**What is expected:**
Beginning with the first line, set down every line through the one containing "Trader 4, \u00a9", exactly as it appears, but not the pictures.

Entries with chart source code:
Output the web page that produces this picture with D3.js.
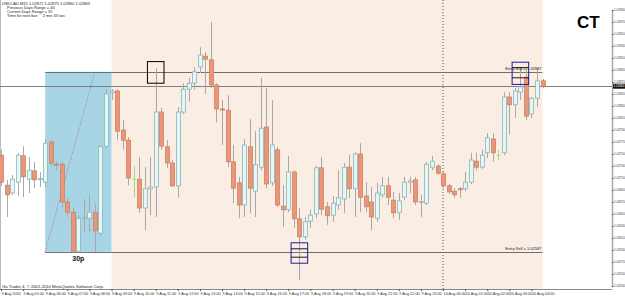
<!DOCTYPE html>
<html><head><meta charset="utf-8">
<script src="https://cdn.jsdelivr.net/npm/d3@7"></script>
<style>body{margin:0;background:#fff;overflow:hidden}svg{display:block}</style>
</head><body><svg id="c" width="625" height="296"></svg>
<script>
const symbolInfo = "USDCAD,M15  1.02872 1.02875 1.02860 1.02863";
const infoLines = ["Previous Days Range = 40", "Current Days Range = 32", "Time for next bar:    2 min 33 sec"];
const copyright = "Go Trader 4, \u00a9 2001-2010 MetaQuotes Software Corp.";

const open = [
1.02748,1.02698,1.02685,1.02703,1.02747,1.02708,1.02722,1.02708,1.02703,1.02770,
1.02733,1.02733,1.02670,1.02653,1.02588,1.02643,1.02643,1.02653,1.02618,1.02763,
1.02852,1.02855,1.02790,1.02773,1.02708,1.02708,1.02660,1.02692,1.02695,1.02820,
1.02762,1.02735,1.02697,1.02820,1.02858,1.02868,1.02895,1.02913,1.02907,1.02865,
1.02825,1.02823,1.02737,1.02702,1.02665,1.02762,1.02688,1.02728,1.02795,1.02702,
1.02757,1.02663,1.02657,1.02720,1.02642,1.02612,1.02638,1.02650,1.02727,1.02662,
1.02648,1.02665,1.02675,1.02728,1.02692,1.02750,1.02680,1.02670,1.02643,1.02682,
1.02697,1.02673,1.02652,1.02678,1.02703,1.02707,1.02670,1.02668,1.02727,1.02730,
1.02717,1.02697,1.02688,1.02692,1.02692,1.02703,1.02738,1.02728,1.02752,1.02775,
1.02748,1.02752,1.02845,1.02832,1.02853,1.02878,1.02817,1.02843,1.02872];
const high = [
1.02757,1.02707,1.02715,1.02752,1.02763,1.02745,1.02737,1.02720,1.02775,1.02773,
1.02738,1.02737,1.02677,1.02660,1.02648,1.02675,1.02682,1.02668,1.02765,1.02858,
1.02858,1.02858,1.02807,1.02778,1.02730,1.02745,1.02728,1.02745,1.02893,1.02827,
1.02773,1.02740,1.02828,1.02868,1.02877,1.02895,1.02928,1.02920,1.02970,1.02868,
1.02840,1.02848,1.02765,1.02712,1.02775,1.02808,1.02788,1.02877,1.02860,1.02840,
1.02762,1.02698,1.02747,1.02723,1.02660,1.02645,1.02657,1.02730,1.02745,1.02670,
1.02680,1.02723,1.02735,1.02748,1.02753,1.02768,1.02703,1.02695,1.02702,1.02712,
1.02712,1.02687,1.02685,1.02712,1.02712,1.02712,1.02682,1.02737,1.02747,1.02733,
1.02720,1.02700,1.02693,1.02695,1.02720,1.02752,1.02752,1.02757,1.02785,1.02785,
1.02757,1.02853,1.02853,1.02860,1.02895,1.02893,1.02845,1.02893,1.02875];
const low = [
1.02697,1.02645,1.02682,1.02680,1.02678,1.02685,1.02693,1.02695,1.02695,1.02730,
1.02723,1.02660,1.02645,1.02585,1.02585,1.02620,1.02620,1.02587,1.02613,1.02760,
1.02840,1.02773,1.02757,1.02698,1.02677,1.02652,1.02623,1.02648,1.02645,1.02757,
1.02727,1.02695,1.02677,1.02817,1.02837,1.02857,1.02885,1.02850,1.02860,1.02803,
1.02765,1.02728,1.02668,1.02643,1.02645,1.02652,1.02645,1.02723,1.02693,1.02697,
1.02662,1.02628,1.02653,1.02627,1.02540,1.02607,1.02627,1.02643,1.02648,1.02632,
1.02637,1.02657,1.02652,1.02677,1.02645,1.02653,1.02653,1.02623,1.02637,1.02677,
1.02665,1.02643,1.02640,1.02673,1.02685,1.02665,1.02645,1.02665,1.02723,1.02715,
1.02693,1.02683,1.02677,1.02677,1.02688,1.02700,1.02723,1.02725,1.02743,1.02737,
1.02740,1.02748,1.02782,1.02810,1.02840,1.02807,1.02810,1.02828,1.02860];
const close = [
1.02703,1.02682,1.02708,1.02748,1.02712,1.02723,1.02707,1.02709,1.02768,1.02735,
1.02732,1.02670,1.02653,1.02588,1.02643,1.02644,1.02653,1.02622,1.02762,1.02850,
1.02855,1.02788,1.02773,1.02710,1.02708,1.02660,1.02692,1.02695,1.02820,1.02763,
1.02735,1.02697,1.02820,1.02858,1.02868,1.02887,1.02915,1.02908,1.02865,1.02825,
1.02824,1.02737,1.02693,1.02665,1.02765,1.02693,1.02732,1.02793,1.02700,1.02765,
1.02665,1.02657,1.02720,1.02642,1.02612,1.02637,1.02648,1.02727,1.02658,1.02647,
1.02668,1.02677,1.02728,1.02692,1.02750,1.02678,1.02662,1.02645,1.02685,1.02697,
1.02678,1.02652,1.02672,1.02703,1.02705,1.02670,1.02671,1.02733,1.02738,1.02718,
1.02697,1.02687,1.02682,1.02691,1.02703,1.02740,1.02728,1.02748,1.02777,1.02752,
1.02748,1.02845,1.02832,1.02855,1.02862,1.02813,1.02843,1.02872,1.02863];

const timeTickIndex = [0,4,8,12,16,20,24,28,32,36,40,44,48,52,56,60,64,68,72,76,80,84,88,92,96];
const timeTickLabels = ["9 Aug 2010","9 Aug 05:00","9 Aug 06:00","9 Aug 07:00","9 Aug 08:00","9 Aug 09:00",
 "9 Aug 10:00","9 Aug 11:00","9 Aug 12:00","9 Aug 13:00","9 Aug 14:00","9 Aug 15:00","9 Aug 16:00",
 "9 Aug 17:00","9 Aug 18:00","9 Aug 19:00","9 Aug 20:00","9 Aug 21:00","9 Aug 22:00","9 Aug 23:00",
 "10 Aug 00:00","10 Aug 01:00","10 Aug 02:00","10 Aug 03:00","10 Aug 04:00"];
const priceTicks = [1.02530,1.02550,1.02570,1.02590,1.02610,1.02630,1.02650,1.02670,1.02690,1.02710,
 1.02730,1.02750,1.02770,1.02790,1.02810,1.02830,1.02850,1.02870,1.02890,1.02910,1.02930,1.02950,1.02970,1.02990];

const entryBuy = 1.02887, entrySell = 1.02587, bid = 1.02863;
const rangeStart = 8, rangeEnd = 20, sessionStart = 20, sessionEnd = 98, daySep = 80;
const diagEnd = 17;
const boxes = [
  {i0:27, i1:29, top:1.02904, bottom:1.02868, color:"#000", inner:null},
  {i0:53, i1:55, top:1.02602, bottom:1.02568, color:"#1a1aa0", inner:[1.02592,1.02578]},
  {i0:93, i1:95, top:1.02903, bottom:1.02866, color:"#1a1aa0", inner:[1.02894,1.02877]}
];

const svg = d3.select("#c");
const axisX = 612, plotBottom = 289;
const x = d3.scaleLinear().domain([0, 98]).range([1, 542.5]);
const y = d3.scaleLinear().domain([1.02530, 1.02990]).range([286, 10]);
const step = x(1) - x(0);
const FONT = "Liberation Sans, Arial";

svg.append("rect").attr("x", x(sessionStart)).attr("y", 0)
  .attr("width", x(sessionEnd) - x(sessionStart)).attr("height", plotBottom)
  .attr("fill", "#faeee4");
svg.append("rect").attr("x", x(rangeStart)).attr("y", y(entryBuy))
  .attr("width", x(rangeEnd) - x(rangeStart)).attr("height", y(entrySell) - y(entryBuy))
  .attr("fill", "#a8d5e6");

svg.append("line").attr("x1",0.5).attr("x2",0.5).attr("y1",0).attr("y2",plotBottom).attr("stroke","#bbb");
svg.append("line").attr("x1",0).attr("x2",axisX).attr("y1",plotBottom+0.5).attr("y2",plotBottom+0.5).attr("stroke","#888");

svg.append("line").attr("x1", x(daySep)).attr("x2", x(daySep)).attr("y1", 0).attr("y2", plotBottom)
  .attr("stroke", "#555").attr("stroke-dasharray", "1,2");

svg.append("line").attr("x1", x(rangeStart)).attr("y1", y(entrySell)).attr("x2", x(diagEnd)).attr("y2", y(entryBuy))
  .attr("stroke", "#a07c8c").attr("stroke-dasharray", "1,1.5");

[entryBuy, entrySell].forEach(p => {
  svg.append("line").attr("x1", x(rangeStart)).attr("x2", x(sessionEnd))
    .attr("y1", Math.round(y(p)) + 0.5).attr("y2", Math.round(y(p)) + 0.5).attr("stroke", "#707070");
});
svg.append("line").attr("x1", 0).attr("x2", axisX).attr("y1", Math.round(y(bid)) + 0.5).attr("y2", Math.round(y(bid)) + 0.5)
  .attr("stroke", "#808080");

const data = open.map((o, i) => ({i, o, h: high[i], l: low[i], c: close[i]}));
const g = svg.append("g");
data.forEach(d => {
  const cx = Math.round(x(d.i)) + 0.5;
  const doji = d.o === d.c;
  const bull = d.c > d.o;
  g.append("line").attr("x1", cx).attr("x2", cx).attr("y1", y(d.h)).attr("y2", y(d.l))
    .attr("stroke", doji ? "#a8d878" : "#a8a8a8");
  if (doji) {
    g.append("line").attr("x1", cx - 2).attr("x2", cx + 2).attr("y1", y(d.o)).attr("y2", y(d.o)).attr("stroke", "#a8d878");
    return;
  }
  const top = y(Math.max(d.o, d.c)), bot = y(Math.min(d.o, d.c));
  g.append("rect").attr("x", cx - 2).attr("y", top).attr("width", 4).attr("height", Math.max(1, bot - top))
    .attr("fill", bull ? "#e4f6f6" : "#e8977a")
    .attr("stroke", bull ? "#8db5b8" : "#d0805f").attr("stroke-width", 0.8);
});

boxes.forEach(b => {
  const x0 = x(b.i0) - step / 2, x1 = x(b.i1) + step / 2;
  svg.append("rect").attr("x", x0).attr("y", y(b.top)).attr("width", x1 - x0).attr("height", y(b.bottom) - y(b.top))
    .attr("fill", "none").attr("stroke", b.color).attr("stroke-width", 1);
  if (b.inner) b.inner.forEach(p => {
    svg.append("line").attr("x1", x0).attr("x2", x1).attr("y1", y(p)).attr("y2", y(p)).attr("stroke", "#000").attr("stroke-width", 0.9);
  });
});

const fmt = d3.format(".5f");
svg.append("text").attr("x", x(sessionEnd) - 1).attr("y", y(entryBuy) - 1.5).attr("text-anchor", "end")
  .attr("font-family", FONT).attr("font-size", 4).attr("fill", "#222").text("Entry Buy = " + fmt(entryBuy));
svg.append("text").attr("x", x(sessionEnd) - 1).attr("y", y(entrySell) - 1.5).attr("text-anchor", "end")
  .attr("font-family", FONT).attr("font-size", 4).attr("fill", "#222").text("Entry Sell = " + fmt(entrySell));

svg.append("text").attr("x", (x(rangeStart) + x(rangeEnd)) / 2).attr("y", y(entrySell) + 9).attr("text-anchor", "middle")
  .attr("font-family", FONT).attr("font-weight", "bold").attr("font-size", 7).attr("fill", "#111").text("30p");

svg.append("text").attr("x", 577).attr("y", 28).attr("font-family", FONT).attr("font-weight", "bold")
  .attr("font-size", 17).attr("fill", "#000").text("CT");

const hdr = svg.append("g").attr("font-family", FONT).attr("font-size", 4).attr("fill", "#222");
hdr.append("text").attr("x", 2).attr("y", 5).text(symbolInfo);
infoLines.forEach((t, k) => hdr.append("text").attr("x", 7).attr("y", 9 + k * 4).attr("xml:space", "preserve").text(t));

const ya = svg.append("g").attr("transform", `translate(${axisX},0)`)
  .call(d3.axisRight(y).tickValues(priceTicks).tickFormat(fmt).tickSize(1.5).tickPadding(0.5));
ya.select(".domain").attr("stroke", "#aaa").attr("stroke-width", 1.5);
ya.selectAll(".tick line").attr("stroke", "#555");
ya.selectAll("text").attr("font-family", FONT).attr("font-size", 3).attr("fill", "#333");

svg.append("rect").attr("x", axisX + 1).attr("y", y(bid) - 2.5).attr("width", 12).attr("height", 5).attr("fill", "#111");
svg.append("text").attr("x", axisX + 1.6).attr("y", y(bid) + 1.1).attr("font-family", FONT)
  .attr("font-size", 3).attr("fill", "#fff").text(fmt(bid));

const xa = svg.append("g").attr("transform", `translate(0,${plotBottom})`)
  .call(d3.axisBottom(x).tickValues(timeTickIndex).tickFormat((d, k) => timeTickLabels[k]).tickSize(2).tickPadding(1));
xa.select(".domain").remove();
xa.selectAll(".tick line").attr("stroke", "#555");
xa.selectAll("text").attr("text-anchor", "start").attr("font-family", FONT).attr("font-size", 3.8).attr("fill", "#333");

svg.append("text").attr("x", 2).attr("y", 288).attr("font-family", FONT).attr("font-size", 4.2)
  .attr("fill", "#222").text(copyright);
</script></body></html>
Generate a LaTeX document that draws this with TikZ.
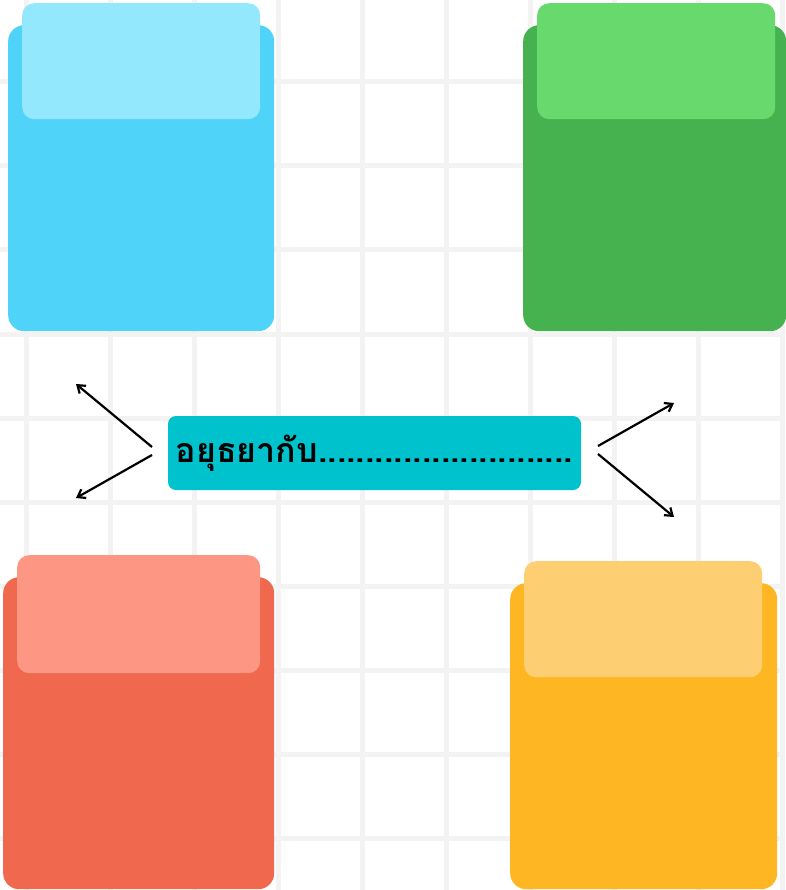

**Answer below:**
Output the web page that produces this picture with D3.js.
<!DOCTYPE html>
<html><head><meta charset="utf-8">
<script src="https://cdn.jsdelivr.net/npm/d3@7"></script>
<style>body{margin:0;background:#fff;overflow:hidden}svg{display:block}</style>
</head><body><svg id="c" width="625" height="296"></svg>
<script>
const symbolInfo = "USDCAD,M15  1.02872 1.02875 1.02860 1.02863";
const infoLines = ["Previous Days Range = 40", "Current Days Range = 32", "Time for next bar:    2 min 33 sec"];
const copyright = "Go Trader 4, \u00a9 2001-2010 MetaQuotes Software Corp.";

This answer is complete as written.